Localization is a process in which a certain product or service adapts to a specific culture. Let’s take a Chinese app as an example. In the beginning, the app served the local population, but at some point, the app owners decided to develop an app-twin for the American market. The adaptation of the original app to the American market is called localization.
To perform the localization process, the app company hires a company that specializes in localization services. These services include content translation from Chinese to English, and content editing and rewriting so that it complies with American cultural norms. Chinese is very different from English, and therefore, changes in the user interface and product design may be needed, as well. Local culture plays a huge role: writing style, client CTA, font types and even background colors are all important parameters that are taken into consideration.
A New Digital Reality
We live in a digital world without boundaries. Information flows from one end of the world to the other at the speed of light. Everyone is exposed to just about everything through their smartphones and laptops. This reality has redesigned the business world as we know it. In just about every country, people use hundreds if not thousands of products or services from different countries around the world.
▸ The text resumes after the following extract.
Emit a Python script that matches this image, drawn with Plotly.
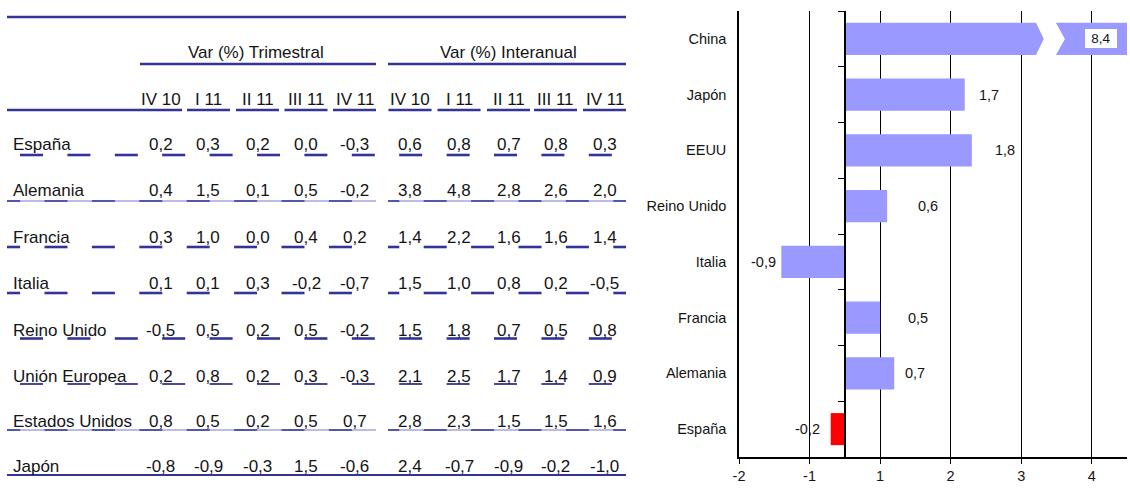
import plotly.graph_objects as go

W, H = 1130, 492

# ---------------- table values (% change) ----------------
table_rows = ["España", "Alemania", "Francia", "Italia", "Reino Unido",
              "Unión Europea", "Estados Unidos", "Japón"]
periods = ["IV 10", "I 11", "II 11", "III 11", "IV 11"]

trim_iv10 = [0.2, 0.4, 0.3, 0.1, -0.5, 0.2, 0.8, -0.8]
trim_i11 = [0.3, 1.5, 1.0, 0.1, 0.5, 0.8, 0.5, -0.9]
trim_ii11 = [0.2, 0.1, 0.0, 0.3, 0.2, 0.2, 0.2, -0.3]
trim_iii11 = [0.0, 0.5, 0.4, -0.2, 0.5, 0.3, 0.5, 1.5]
trim_iv11 = [-0.3, -0.2, 0.2, -0.7, -0.2, -0.3, 0.7, -0.6]

inter_iv10 = [0.6, 3.8, 1.4, 1.5, 1.5, 2.1, 2.8, 2.4]
inter_i11 = [0.8, 4.8, 2.2, 1.0, 1.8, 2.5, 2.3, -0.7]
inter_ii11 = [0.7, 2.8, 1.6, 0.8, 0.7, 1.7, 1.5, -0.9]
inter_iii11 = [0.8, 2.6, 1.6, 0.2, 0.5, 1.4, 1.5, -0.2]
inter_iv11 = [0.3, 2.0, 1.4, -0.5, 0.8, 0.9, 1.6, -1.0]

# ---------------- bar chart values ----------------
bar_countries = ["España", "Alemania", "Francia", "Italia", "Reino Unido",
                 "EEUU", "Japón", "China"]
bar_values = [-0.2, 0.7, 0.5, -0.9, 0.6, 1.8, 1.7, 8.4]
axis_tick_values = [-1.5, -0.5, 0.5, 1.5, 2.5, 3.5]
axis_tick_labels = ["-2", "-1", "1", "2", "3", "4"]

# ---------------- styling ----------------
FONT = "Liberation Sans, Arial, Helvetica, sans-serif"
NAVY = "#333399"
NAVY_LIGHT = "#7a7ac6"
INK = "#141414"
TABLE_FS = 17
CHART_FS = 14.5

# pixel positions of the table layout
COL_X = [160.5, 208.5, 257.5, 306, 354.5, 410, 459, 508.5, 555.5, 604.5]
ROW_Y = [144.5, 190.5, 237, 283.5, 330, 376, 421, 466]
RULE_Y = [155, 201, 247, 293, 338.5, 384, 430, 475]
LABEL_X = 11
TABLE_L, TABLE_R = 7, 626
GAP_L, GAP_R = 376, 388

# distance (px) between bar end and its value label
label_gap = {"España": 9, "Alemania": 9, "Francia": 26, "Italia": 3,
             "Reino Unido": 29, "EEUU": 21, "Japón": 12}


def px(x):
    return x / W


def py(y):
    return 1 - y / H


def fmt(v):
    return f"{v:.1f}".replace(".", ",")


fig = go.Figure()
shapes = []
annotations = []

# ================= bar chart =================
X_RANGE = [-1.5, 4.0]
DOM_X = [739 / W, 1127 / W]
DOM_Y = [1 - 457 / H, 1 - 11 / H]
ypos = list(range(len(bar_countries)))
bar_colors = ["#FF0000" if c == "España" else "#9999FF" for c in bar_countries]
BAR_W = 0.575

fig.add_trace(go.Bar(
    x=bar_values, y=ypos, orientation="h", width=BAR_W,
    marker=dict(color=bar_colors, line=dict(width=0)),
    hoverinfo="skip", showlegend=False,
))
# anchor trace so the category-divider axis at zero is drawn
fig.add_trace(go.Scatter(
    x=[0], y=[0], xaxis="x", yaxis="y2", mode="markers",
    marker=dict(opacity=0), hoverinfo="skip", showlegend=False,
))

zero_pos = DOM_X[0] + (0 - X_RANGE[0]) / (X_RANGE[1] - X_RANGE[0]) * (DOM_X[1] - DOM_X[0])

# axis break on bars that run past the visible range
for yv, v in zip(ypos, bar_values):
    if v > X_RANGE[1]:
        top, bot = yv + BAR_W / 2 + 0.03, yv - BAR_W / 2 - 0.03
        path = (f"M 2.70,{top} L 2.82,{yv} L 2.70,{bot} "
                f"L 2.98,{bot} L 3.12,{yv} L 2.98,{top} Z")
        shapes.append(dict(type="path", xref="x", yref="y", path=path,
                           fillcolor="white", line=dict(width=0), layer="above"))
        annotations.append(dict(
            x=X_RANGE[1], y=yv, xref="x", yref="y", xanchor="right", yanchor="middle",
            xshift=-10, text=fmt(v), showarrow=False, bgcolor="white",
            width=30, height=17, borderpad=1, borderwidth=0,
            font=dict(family=FONT, size=13.5, color=INK),
        ))

for c, yv, v in zip(bar_countries, ypos, bar_values):
    if c not in label_gap:
        continue
    g = label_gap[c]
    annotations.append(dict(
        x=v, y=yv, xref="x", yref="y",
        xanchor="left" if v >= 0 else "right", yanchor="middle",
        xshift=g if v >= 0 else -g, text=fmt(v), showarrow=False,
        font=dict(family=FONT, size=CHART_FS, color=INK),
    ))

# ================= table =================
# top rule
shapes.append(dict(type="line", xref="paper", yref="paper",
                   x0=px(TABLE_L), x1=px(TABLE_R), y0=py(17), y1=py(17),
                   line=dict(color=NAVY, width=2.6)))

# group headers
for title, xc, x0, x1 in [("Var (%) Trimestral", 256, 140, GAP_L),
                          ("Var (%) Interanual", 508, GAP_R, TABLE_R)]:
    annotations.append(dict(x=px(xc), y=py(52.5), xref="paper", yref="paper",
                            text=title, showarrow=False, xanchor="center", yanchor="middle",
                            font=dict(family=FONT, size=TABLE_FS, color=INK)))
    shapes.append(dict(type="line", xref="paper", yref="paper",
                       x0=px(x0), x1=px(x1), y0=py(64), y1=py(64),
                       line=dict(color=NAVY, width=2.6)))

# period headers and their underlines
for i, xc in enumerate(COL_X):
    annotations.append(dict(x=px(xc), y=py(99.5), xref="paper", yref="paper",
                            text=periods[i % 5], showarrow=False,
                            xanchor="center", yanchor="middle",
                            font=dict(family=FONT, size=TABLE_FS, color=INK)))
    x0 = TABLE_L if i == 0 else xc - 21.5
    shapes.append(dict(type="line", xref="paper", yref="paper",
                       x0=px(x0), x1=px(xc + 21.5), y0=py(110), y1=py(110),
                       line=dict(color=NAVY, width=2.6)))

columns = [trim_iv10, trim_i11, trim_ii11, trim_iii11, trim_iv11,
           inter_iv10, inter_i11, inter_ii11, inter_iii11, inter_iv11]

for r, name in enumerate(table_rows):
    annotations.append(dict(x=px(LABEL_X), y=py(ROW_Y[r]), xref="paper", yref="paper",
                            text=name, showarrow=False, xanchor="left", yanchor="middle",
                            font=dict(family=FONT, size=TABLE_FS, color=INK)))
    for c, col in enumerate(columns):
        annotations.append(dict(x=px(COL_X[c]), y=py(ROW_Y[r]), xref="paper", yref="paper",
                                text=fmt(col[r]), showarrow=False,
                                xanchor="center", yanchor="middle",
                                font=dict(family=FONT, size=TABLE_FS, color=INK)))


def dashes(start, a, b, period=47.4, length=23.0):
    out = []
    k = int((a - start) // period) - 1
    while True:
        s = start + k * period
        if s > b:
            break
        lo, hi = max(s, a), min(s + length, b)
        if hi - lo > 0.8:
            out.append((lo, hi))
        k += 1
    return out


def add_rule(y, x0, x1, color, width):
    shapes.append(dict(type="line", xref="paper", yref="paper",
                       x0=px(x0), x1=px(x1), y0=py(y), y1=py(y),
                       line=dict(color=color, width=width)))


PHASE_A, PHASE_B = 20.0, 44.5
row_rule_style = [
    ("dash", PHASE_A, 2.6, NAVY),      # España
    ("thin", PHASE_B, 1.5, NAVY),      # Alemania
    ("dash", PHASE_B, 2.6, NAVY),      # Francia
    ("dash", PHASE_B, 2.6, NAVY),      # Italia
    ("dash", PHASE_A, 2.6, NAVY),      # Reino Unido
    ("dash", PHASE_A, 2.0, "#4646a6"),  # Unión Europea
    ("thin", PHASE_B, 1.5, NAVY),      # Estados Unidos
    ("solid", None, 2.2, NAVY),        # Japón
]

for y, (kind, phase, width, color) in zip(RULE_Y, row_rule_style):
    if kind == "solid":
        add_rule(y, TABLE_L, TABLE_R, color, width)
        continue
    if kind == "thin":
        add_rule(y, TABLE_L, GAP_L, NAVY_LIGHT, 1.0)
        add_rule(y, GAP_R, TABLE_R, NAVY_LIGHT, 1.0)
    for a, b in [(TABLE_L, GAP_L), (GAP_R, TABLE_R)]:
        for lo, hi in dashes(phase, a, b):
            add_rule(y, lo, hi, color, width)

# ================= layout =================
axis_font = dict(family=FONT, size=CHART_FS, color=INK)
fig.update_layout(
    width=W, height=H,
    margin=dict(l=0, r=0, t=0, b=0, pad=0, autoexpand=False),
    paper_bgcolor="white", plot_bgcolor="white",
    showlegend=False,
    xaxis=dict(
        domain=DOM_X, range=X_RANGE, anchor="y", automargin=False,
        tickmode="array", tickvals=axis_tick_values, ticktext=axis_tick_labels,
        showgrid=True, gridcolor="black", gridwidth=1.2,
        zeroline=False, showline=True, linecolor="black", linewidth=1.5,
        ticks="outside", ticklen=5, tickwidth=1.2, tickcolor="black",
        tickfont=axis_font, fixedrange=True,
    ),
    yaxis=dict(
        domain=DOM_Y, range=[-0.5, len(bar_countries) - 0.5], anchor="x", automargin=False,
        tickmode="array", tickvals=ypos, ticktext=bar_countries,
        showgrid=False, zeroline=False, showline=True, linecolor="black", linewidth=1.5,
        ticks="", ticklabelstandoff=8, tickfont=axis_font, fixedrange=True,
    ),
    yaxis2=dict(
        overlaying="y", anchor="free", position=zero_pos, side="left", automargin=False,
        range=[-0.5, len(bar_countries) - 0.5],
        tickmode="array", tickvals=[i - 0.5 for i in range(len(bar_countries) + 1)],
        ticks="outside", ticklen=6, tickwidth=1.2, tickcolor="black",
        showticklabels=False, showgrid=False, zeroline=False,
        showline=True, linecolor="black", linewidth=1.5, fixedrange=True,
    ),
    shapes=shapes,
    annotations=annotations,
)

fig.write_html("out.html")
In order to be successful, these products and services must adapt to their new markets. That’s where localization comes in.
What Does This Have to Do with Translation?
As opposed to standard translation, localization encompasses everything. Translation is a part of the localization process. In fact, localization expands the boundaries of translation and enriches it. Localized translation must be intimately familiar with the context in which the content will be presented, with the design, with the target audiences and the local culture.
When Localization Becomes Critical
Localization is essential to the success of many companies that are looking to expand to new markets. Without precise, up-to-date and creative localization, their products – regardless of quality – will be misinterpreted by the target audiences. That is why localization is not a “nice to have” service. It is absolutely critical.